Посреди дорогого красного ковра стоял черный столик с золотой отделкой в стиле Луи Пятнадцатого — очаровательная старинная вещь, кощунственно оскверненная следами от бокалов и рубцами подпалин от сигар. На нем был серебряный поднос с табачными изделиями и сияющий ряд бутылок. Из них, а также из сифона, находившегося рядом с бутылками, молчаливый хозяин наполнил два высоких бокала. Он указал мне на кресло, поставил мой напиток рядом с ним и протянул мне длинную и гладкую гаванскую сигару. Затем Джон Рокстон сел напротив и посмотрел на меня долгим безразличным взглядом. Его странные мерцающие глаза были холодного голубого цвета — цвета замерзшего озера.
Сквозь легкий дым моей сигары я рассматривал черты лица лорда Джона, знакомые мне по многочисленным фотографиям: нос с горбинкой, впалые щеки, темные рыжеватые волосы, поредевшие на макушке, жесткие мужественные усы, небольшая агрессивная бородка на выступающем вперед подбородке. В нем было что-то от Наполеона Третьего, что-то от Дон Кихота и еще что-то такое, что отличает настоящих английских джентльменов, которые проницательны, внимательны, любят собак и лошадей, а также развлечения на свежем воздухе. Кожа лорда Джона приобрела на солнце и ветру цвет обожженного глиняного горшка. Нависающие кустистые брови делали его холодные от природы глаза почти жестокими, причем это впечатление только усугублялось благодаря мощному, изборожденному складками лбу. Джон Рокстон был худощав, но очень крепко сбит; он не раз уже доказывал, что в Англии найдется очень мало людей, которые могли бы поспорить с ним в способности выносить длительные перегрузки. Ростом он был чуть выше шести футов, но казался ниже из-за особой покатости плеч. И теперь этот знаменитый лорд Джон Рокстон сидел напротив, крепко сжимая зубами сигару и рассматривая меня в затянувшемся неловком молчании.

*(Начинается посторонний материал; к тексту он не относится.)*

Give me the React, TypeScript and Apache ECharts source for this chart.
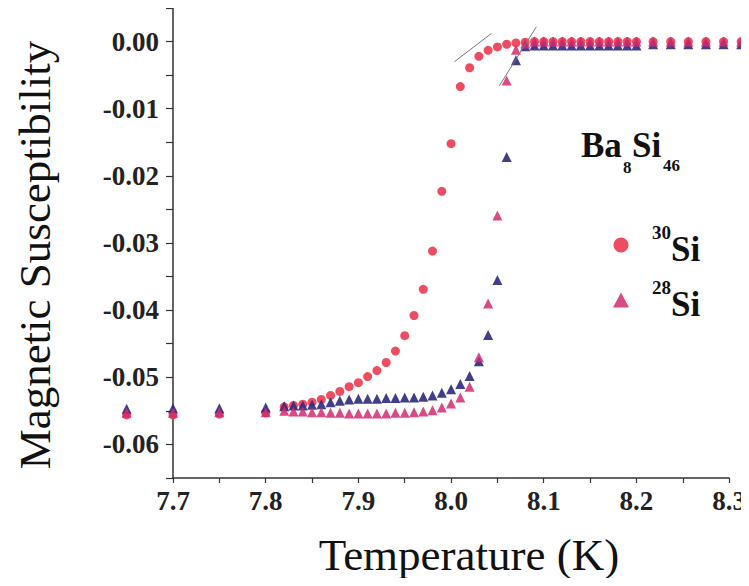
import React, { useEffect, useRef } from "react";
import * as echarts from "echarts";

// Temperature (K) of each measured point
const temperatures = [
  7.65, 7.7, 7.75, 7.8,
  7.82, 7.83, 7.84, 7.85, 7.86, 7.87, 7.88, 7.89, 7.9, 7.91, 7.92, 7.93, 7.94,
  7.95, 7.96, 7.97, 7.98, 7.99, 8.0, 8.01, 8.02, 8.03, 8.04, 8.05, 8.06, 8.07,
  8.08, 8.09, 8.1, 8.11, 8.12, 8.13, 8.14, 8.15, 8.16, 8.17, 8.18, 8.19, 8.2,
  8.218, 8.237, 8.256, 8.275, 8.294, 8.313,
];

// 30Si (red circles)
const si30 = [
  -0.0556, -0.0556, -0.0555, -0.0553,
  -0.0544, -0.0542, -0.054, -0.0537, -0.0533, -0.0527, -0.0521, -0.0514, -0.0508,
  -0.0499, -0.049, -0.0478, -0.0461, -0.0438, -0.0408, -0.0369, -0.0312, -0.0223,
  -0.0152, -0.0067, -0.0039, -0.0022, -0.0013, -0.0008, -0.0004, -0.0002,
  -0.0001, 0, 0, 0, 0, 0, 0, 0, 0, 0, 0, 0, 0,
  0, 0, 0, 0, 0, 0,
];

// 28Si (magenta triangles)
const si28 = [
  -0.0553, -0.0553, -0.0552, -0.0552,
  -0.055, -0.0551, -0.0551, -0.0552, -0.0552, -0.0553, -0.0553, -0.0554, -0.0554,
  -0.0554, -0.0554, -0.0554, -0.0553, -0.0553, -0.0552, -0.0551, -0.0549, -0.0545,
  -0.0539, -0.053, -0.0514, -0.047, -0.039, -0.0259, -0.0058, -0.0012,
  -0.0003, 0, 0, 0, 0, 0, 0, 0, 0, 0, 0, 0, 0,
  0, 0, 0, 0, 0, 0,
];

// 28Si, second run (navy triangles)
const si28b = [
  -0.0547, -0.0546, -0.0546, -0.0545,
  -0.0543, -0.0542, -0.0542, -0.0541, -0.054, -0.0537, -0.0535, -0.0533, -0.0532,
  -0.0532, -0.0532, -0.0531, -0.0531, -0.053, -0.053, -0.0529, -0.0527, -0.0523,
  -0.0518, -0.051, -0.0498, -0.0476, -0.0437, -0.0355, -0.0172, -0.0028,
  -0.0007, -0.0006, -0.0006, -0.0006, -0.0006, -0.0006, -0.0006, -0.0006, -0.0006,
  -0.0006, -0.0006, -0.0006, -0.0006,
  -0.0004, -0.0004, -0.0004, -0.0004, -0.0004, -0.0004,
];

// thin onset tangent lines [T, chi]
const tangentA = [
  [8.0036, -0.003],
  [8.0435, 0.0012],
];
const tangentB = [
  [8.052, -0.0066],
  [8.092, 0.0022],
];

const legendNames = ["30Si", "28Si"];
const xTitle = "Temperature (K)";
const yTitle = "Magnetic Susceptibility";

const SERIF = "'Liberation Serif', 'DejaVu Serif', serif";

const zip = (ys: number[]) => temperatures.map((t, i) => [t, ys[i]]);

export default function App() {
  const ref = useRef<HTMLDivElement>(null);
  useEffect(() => {
    if (!ref.current) return;
    const chart = echarts.init(ref.current, undefined, { renderer: "svg" });
    const option: any = {
      animation: false,
      backgroundColor: "#ffffff",
      grid: { left: 173, right: 19, top: 8, bottom: 108 },
      xAxis: {
        type: "value",
        min: 7.7,
        max: 8.3,
        interval: 0.05,
        axisLine: { show: true, onZero: false, lineStyle: { color: "#333", width: 1.5 } },
        axisTick: { show: true, length: 5, lineStyle: { color: "#333", width: 1.2 } },
        splitLine: { show: false },
        axisLabel: {
          fontFamily: SERIF,
          fontWeight: "bold",
          fontSize: 27,
          color: "#222",
          margin: 9,
          formatter: (v: number) =>
            Math.round(v * 100) % 10 === 0 ? v.toFixed(1) : "",
        },
      },
      yAxis: {
        type: "value",
        min: -0.065,
        max: 0.005,
        interval: 0.005,
        axisLine: { show: true, onZero: false, lineStyle: { color: "#333", width: 1.5 } },
        axisTick: { show: true, length: 7, lineStyle: { color: "#333", width: 1.2 } },
        splitLine: { show: false },
        axisLabel: {
          fontFamily: SERIF,
          fontWeight: "bold",
          fontSize: 27,
          color: "#222",
          margin: 14,
          formatter: (v: number) => {
            if (Math.round(v * 1000) % 10 !== 0) return "";
            if (Math.abs(v) < 1e-9) return "0.00";
            return v.toFixed(2);
          },
        },
      },
      legend: {
        data: legendNames,
        orient: "vertical",
        left: 608,
        top: 218,
        itemWidth: 16,
        itemHeight: 15,
        itemGap: 11,
        formatter: (n: string) =>
          n === "30Si" ? "{sp| }{sup|30}{si|Si}" : "{sp| }{sup|28}{si|Si}",
        textStyle: {
          rich: {
            sp: { width: 18, fontSize: 10 },
            sup: {
              fontFamily: SERIF,
              fontWeight: "bold",
              fontSize: 19,
              lineHeight: 20,
              color: "#111",
              verticalAlign: "top",
            },
            si: {
              fontFamily: SERIF,
              fontWeight: "bold",
              fontSize: 35,
              lineHeight: 44,
              color: "#111",
              verticalAlign: "bottom",
            },
          },
        },
      },
      graphic: [
        {
          type: "text",
          x: 35,
          y: 255,
          rotation: Math.PI / 2,
          style: {
            text: yTitle,
            font: `45px ${SERIF}`,
            fill: "#111",
            align: "center",
            verticalAlign: "middle",
          },
        },
        {
          type: "text",
          x: 469,
          y: 555,
          style: {
            text: xTitle,
            font: `45px ${SERIF}`,
            fill: "#111",
            align: "center",
            verticalAlign: "middle",
          },
        },
        {
          type: "text",
          x: 581,
          y: 145,
          style: { text: "Ba", font: `bold 35px ${SERIF}`, fill: "#111", align: "left", verticalAlign: "middle" },
        },
        {
          type: "text",
          x: 623,
          y: 167,
          style: { text: "8", font: `bold 17px ${SERIF}`, fill: "#111", align: "left", verticalAlign: "middle" },
        },
        {
          type: "text",
          x: 632,
          y: 145,
          style: { text: "Si", font: `bold 35px ${SERIF}`, fill: "#111", align: "left", verticalAlign: "middle" },
        },
        {
          type: "text",
          x: 663,
          y: 165,
          style: { text: "46", font: `bold 17px ${SERIF}`, fill: "#111", align: "left", verticalAlign: "middle" },
        },
      ],
      series: [
        {
          name: "30Si",
          type: "scatter",
          symbol: "circle",
          symbolSize: 9,
          clip: false,
          itemStyle: { color: "#ec3a50", opacity: 0.9 },
          data: zip(si30),
        },
        {
          name: "28Si run 2",
          type: "scatter",
          symbol: "triangle",
          symbolSize: 10,
          clip: false,
          itemStyle: { color: "#2c2a80", opacity: 0.9 },
          data: zip(si28b),
        },
        {
          name: "28Si",
          type: "scatter",
          symbol: "triangle",
          symbolSize: 10,
          clip: false,
          itemStyle: { color: "#d42a6e", opacity: 0.85 },
          data: zip(si28),
        },
        {
          name: "tangent A",
          type: "line",
          symbol: "none",
          silent: true,
          clip: false,
          lineStyle: { color: "#777", width: 1 },
          data: tangentA,
        },
        {
          name: "tangent B",
          type: "line",
          symbol: "none",
          silent: true,
          clip: false,
          lineStyle: { color: "#777", width: 1 },
          data: tangentB,
        },
      ],
    };
    chart.setOption(option);
    return () => chart.dispose();
  }, []);
  return <div ref={ref} style={{ width: 749, height: 586, margin: -8 }} />;
}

— Итак, — наконец произнес он, — мы хотели, и мы это сделали, мой юный друг. (Это обращение он произнес странно, как одно слово — мой-юный-друг.) Мы с вами совершили рискованный прыжок, вы и я. Полагаю, что сейчас, когда вы вошли в эту комнату, у вас уже нет такого ощущения, верно?
— Я об этом не думал.
— Я тоже об этом не думаю. И вот теперь мы с вами варимся в этом соусе по самые уши. Что ж, я только три недели назад вернулся из Уганды, заехал по пути в Шотландию, подписал договор о сдаче своего имения в аренду. Довольно мило развиваются события, верно? Как это вас угораздило?
— Ну, это вполне созвучно с моей основной работой. Я журналист из «Газетт».
— Разумеется… вы ведь говорили об этом, когда представлялись там, в зале. Кстати, у меня есть для вас одно небольшое задание, если вы согласитесь мне помочь.
— С удовольствием выслушаю вас.
— Вы ведь не боитесь рисковать, не так ли?
— В чем заключается этот риск?
— Бэллинджер — он и есть этот самый риск. Вы что-нибудь слышали о нем?
— Нет.
— Ну что вы, юноша, где вы жили все это время? Сэр Джон Бэллинджер — этот джентльмен является лучшим спортсменом на севере страны. В молодые годы я мог обогнать его в скачках на ровной местности, но в преодолении препятствий он превосходит меня. В общем, ни для кого не секрет, что, когда Бэллинджер не тренируется, он сильно пьет — сам он называет это «проводить усреднение результатов». Во вторник он допился до галлюцинаций и с тех пор зол, как дьявол. Доктора говорят, что старина Джон будет в таком состоянии, пока не поест хотя бы чего-нибудь, но поскольку он лежит в кровати с револьвером на одеяле и клянется, что всыплет по первое число любому, кто к нему войдет, прислуга отказывается работать. Этот парень — крепкий орешек, да к тому же еще и очень меткий стрелок, но вы же не можете оставить победителя национального Кубка умирать таким ужасным образом, верно?
— И что же вы намерены предпринять? — спросил я.
— Ну, моя идея заключается в том, чтобы захватить его врасплох. Он может быть сонным и в худшем случае отразит нападение только одного из нас, тогда как второй одолеет его. Если бы нам удалось связать ему руки, а затем вызвать по телефону доктора с желудочным зондом[62], мы бы устроили Бэллинджеру шикарный ужин, который запомнился бы ему надолго.